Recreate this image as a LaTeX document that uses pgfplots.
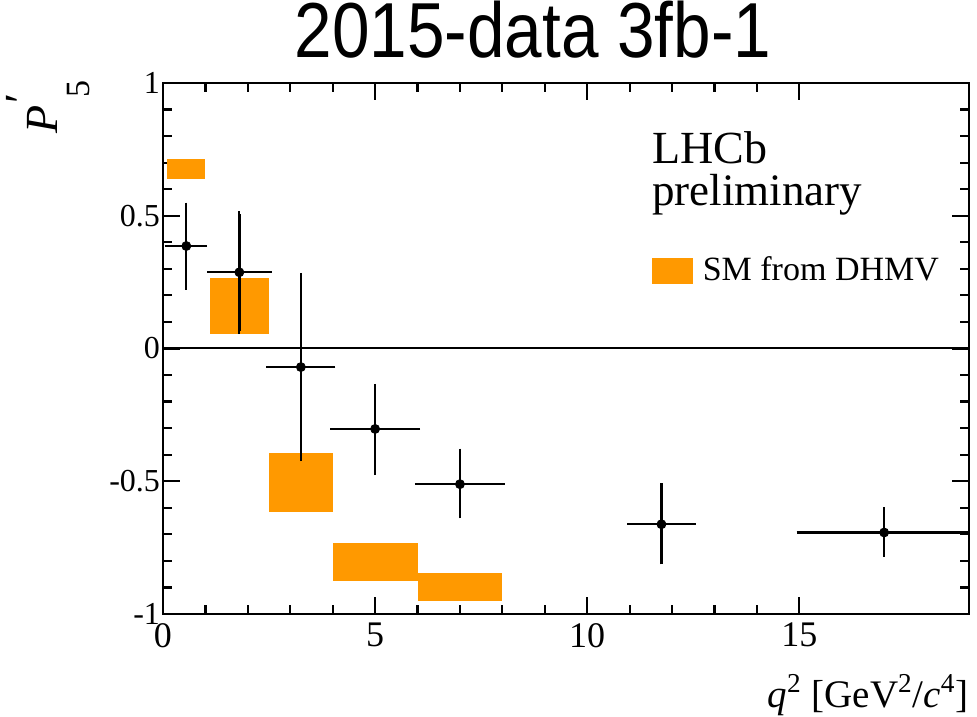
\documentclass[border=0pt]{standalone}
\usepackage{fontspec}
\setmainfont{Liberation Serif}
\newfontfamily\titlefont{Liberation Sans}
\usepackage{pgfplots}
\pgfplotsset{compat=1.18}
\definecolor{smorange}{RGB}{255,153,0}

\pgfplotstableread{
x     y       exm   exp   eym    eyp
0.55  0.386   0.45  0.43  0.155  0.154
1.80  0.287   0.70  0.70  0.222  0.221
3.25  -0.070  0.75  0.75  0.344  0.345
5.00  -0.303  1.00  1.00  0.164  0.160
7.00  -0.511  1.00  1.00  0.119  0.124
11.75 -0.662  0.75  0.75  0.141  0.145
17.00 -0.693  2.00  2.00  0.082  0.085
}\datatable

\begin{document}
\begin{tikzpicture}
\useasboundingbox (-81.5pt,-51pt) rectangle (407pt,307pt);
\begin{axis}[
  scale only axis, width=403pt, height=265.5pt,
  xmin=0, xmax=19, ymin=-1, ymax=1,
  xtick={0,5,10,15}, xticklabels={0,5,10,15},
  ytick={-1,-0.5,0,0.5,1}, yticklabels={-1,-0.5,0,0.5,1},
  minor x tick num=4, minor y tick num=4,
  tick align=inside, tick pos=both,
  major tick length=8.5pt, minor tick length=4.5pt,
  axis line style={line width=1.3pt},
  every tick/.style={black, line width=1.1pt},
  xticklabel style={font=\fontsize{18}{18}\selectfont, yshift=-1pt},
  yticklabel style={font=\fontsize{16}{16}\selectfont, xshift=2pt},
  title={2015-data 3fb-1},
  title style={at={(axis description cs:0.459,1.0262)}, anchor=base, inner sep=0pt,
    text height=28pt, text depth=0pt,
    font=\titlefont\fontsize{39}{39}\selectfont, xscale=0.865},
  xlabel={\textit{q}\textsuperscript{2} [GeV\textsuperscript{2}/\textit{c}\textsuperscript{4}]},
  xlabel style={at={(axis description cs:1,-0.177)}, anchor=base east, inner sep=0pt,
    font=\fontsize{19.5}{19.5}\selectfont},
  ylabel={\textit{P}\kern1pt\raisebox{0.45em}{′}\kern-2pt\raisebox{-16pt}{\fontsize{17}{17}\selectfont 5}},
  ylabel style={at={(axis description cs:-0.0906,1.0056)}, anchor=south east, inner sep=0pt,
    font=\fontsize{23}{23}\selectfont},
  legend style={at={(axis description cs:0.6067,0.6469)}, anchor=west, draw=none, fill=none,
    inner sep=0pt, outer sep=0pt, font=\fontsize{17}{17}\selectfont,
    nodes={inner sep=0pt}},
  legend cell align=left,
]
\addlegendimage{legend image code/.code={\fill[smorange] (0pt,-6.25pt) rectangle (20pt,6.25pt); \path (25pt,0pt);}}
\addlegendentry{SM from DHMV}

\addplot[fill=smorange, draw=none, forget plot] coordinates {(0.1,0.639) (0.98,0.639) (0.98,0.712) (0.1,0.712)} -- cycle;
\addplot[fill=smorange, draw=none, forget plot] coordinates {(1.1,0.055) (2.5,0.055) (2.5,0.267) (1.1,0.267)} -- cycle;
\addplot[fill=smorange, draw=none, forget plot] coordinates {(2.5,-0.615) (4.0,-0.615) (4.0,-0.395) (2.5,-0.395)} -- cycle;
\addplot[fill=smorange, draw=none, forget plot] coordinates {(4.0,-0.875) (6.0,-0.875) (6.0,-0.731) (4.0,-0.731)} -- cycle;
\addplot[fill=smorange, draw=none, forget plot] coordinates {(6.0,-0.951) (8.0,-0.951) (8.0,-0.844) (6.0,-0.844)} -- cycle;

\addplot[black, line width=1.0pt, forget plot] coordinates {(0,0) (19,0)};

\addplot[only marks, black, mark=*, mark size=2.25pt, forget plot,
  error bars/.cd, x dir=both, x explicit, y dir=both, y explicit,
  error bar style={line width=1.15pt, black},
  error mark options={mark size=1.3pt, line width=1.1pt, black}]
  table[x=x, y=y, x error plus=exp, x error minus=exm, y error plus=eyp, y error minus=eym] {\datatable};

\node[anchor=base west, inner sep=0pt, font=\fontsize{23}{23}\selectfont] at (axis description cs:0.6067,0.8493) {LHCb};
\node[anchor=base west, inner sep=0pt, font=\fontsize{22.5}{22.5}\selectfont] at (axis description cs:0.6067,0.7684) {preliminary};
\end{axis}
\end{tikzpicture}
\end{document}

WHAT YOU ARE ASKED TO DO:
Print each line of the material above exactly, with the pictures removed from your copy.

ANSWER IN FULL:
Recreate this image as a LaTeX document that uses pgfplots.
\documentclass[border=0pt]{standalone}
\usepackage{fontspec}
\setmainfont{Liberation Serif}
\newfontfamily\titlefont{Liberation Sans}
\usepackage{pgfplots}
\pgfplotsset{compat=1.18}
\definecolor{smorange}{RGB}{255,153,0}

\pgfplotstableread{
x     y       exm   exp   eym    eyp
0.55  0.386   0.45  0.43  0.155  0.154
1.80  0.287   0.70  0.70  0.222  0.221
3.25  -0.070  0.75  0.75  0.344  0.345
5.00  -0.303  1.00  1.00  0.164  0.160
7.00  -0.511  1.00  1.00  0.119  0.124
11.75 -0.662  0.75  0.75  0.141  0.145
17.00 -0.693  2.00  2.00  0.082  0.085
}\datatable

\begin{document}
\begin{tikzpicture}
\useasboundingbox (-81.5pt,-51pt) rectangle (407pt,307pt);
\begin{axis}[
  scale only axis, width=403pt, height=265.5pt,
  xmin=0, xmax=19, ymin=-1, ymax=1,
  xtick={0,5,10,15}, xticklabels={0,5,10,15},
  ytick={-1,-0.5,0,0.5,1}, yticklabels={-1,-0.5,0,0.5,1},
  minor x tick num=4, minor y tick num=4,
  tick align=inside, tick pos=both,
  major tick length=8.5pt, minor tick length=4.5pt,
  axis line style={line width=1.3pt},
  every tick/.style={black, line width=1.1pt},
  xticklabel style={font=\fontsize{18}{18}\selectfont, yshift=-1pt},
  yticklabel style={font=\fontsize{16}{16}\selectfont, xshift=2pt},
  title={2015-data 3fb-1},
  title style={at={(axis description cs:0.459,1.0262)}, anchor=base, inner sep=0pt,
    text height=28pt, text depth=0pt,
    font=\titlefont\fontsize{39}{39}\selectfont, xscale=0.865},
  xlabel={\textit{q}\textsuperscript{2} [GeV\textsuperscript{2}/\textit{c}\textsuperscript{4}]},
  xlabel style={at={(axis description cs:1,-0.177)}, anchor=base east, inner sep=0pt,
    font=\fontsize{19.5}{19.5}\selectfont},
  ylabel={\textit{P}\kern1pt\raisebox{0.45em}{′}\kern-2pt\raisebox{-16pt}{\fontsize{17}{17}\selectfont 5}},
  ylabel style={at={(axis description cs:-0.0906,1.0056)}, anchor=south east, inner sep=0pt,
    font=\fontsize{23}{23}\selectfont},
  legend style={at={(axis description cs:0.6067,0.6469)}, anchor=west, draw=none, fill=none,
    inner sep=0pt, outer sep=0pt, font=\fontsize{17}{17}\selectfont,
    nodes={inner sep=0pt}},
  legend cell align=left,
]
\addlegendimage{legend image code/.code={\fill[smorange] (0pt,-6.25pt) rectangle (20pt,6.25pt); \path (25pt,0pt);}}
\addlegendentry{SM from DHMV}

\addplot[fill=smorange, draw=none, forget plot] coordinates {(0.1,0.639) (0.98,0.639) (0.98,0.712) (0.1,0.712)} -- cycle;
\addplot[fill=smorange, draw=none, forget plot] coordinates {(1.1,0.055) (2.5,0.055) (2.5,0.267) (1.1,0.267)} -- cycle;
\addplot[fill=smorange, draw=none, forget plot] coordinates {(2.5,-0.615) (4.0,-0.615) (4.0,-0.395) (2.5,-0.395)} -- cycle;
\addplot[fill=smorange, draw=none, forget plot] coordinates {(4.0,-0.875) (6.0,-0.875) (6.0,-0.731) (4.0,-0.731)} -- cycle;
\addplot[fill=smorange, draw=none, forget plot] coordinates {(6.0,-0.951) (8.0,-0.951) (8.0,-0.844) (6.0,-0.844)} -- cycle;

\addplot[black, line width=1.0pt, forget plot] coordinates {(0,0) (19,0)};

\addplot[only marks, black, mark=*, mark size=2.25pt, forget plot,
  error bars/.cd, x dir=both, x explicit, y dir=both, y explicit,
  error bar style={line width=1.15pt, black},
  error mark options={mark size=1.3pt, line width=1.1pt, black}]
  table[x=x, y=y, x error plus=exp, x error minus=exm, y error plus=eyp, y error minus=eym] {\datatable};

\node[anchor=base west, inner sep=0pt, font=\fontsize{23}{23}\selectfont] at (axis description cs:0.6067,0.8493) {LHCb};
\node[anchor=base west, inner sep=0pt, font=\fontsize{22.5}{22.5}\selectfont] at (axis description cs:0.6067,0.7684) {preliminary};
\end{axis}
\end{tikzpicture}
\end{document}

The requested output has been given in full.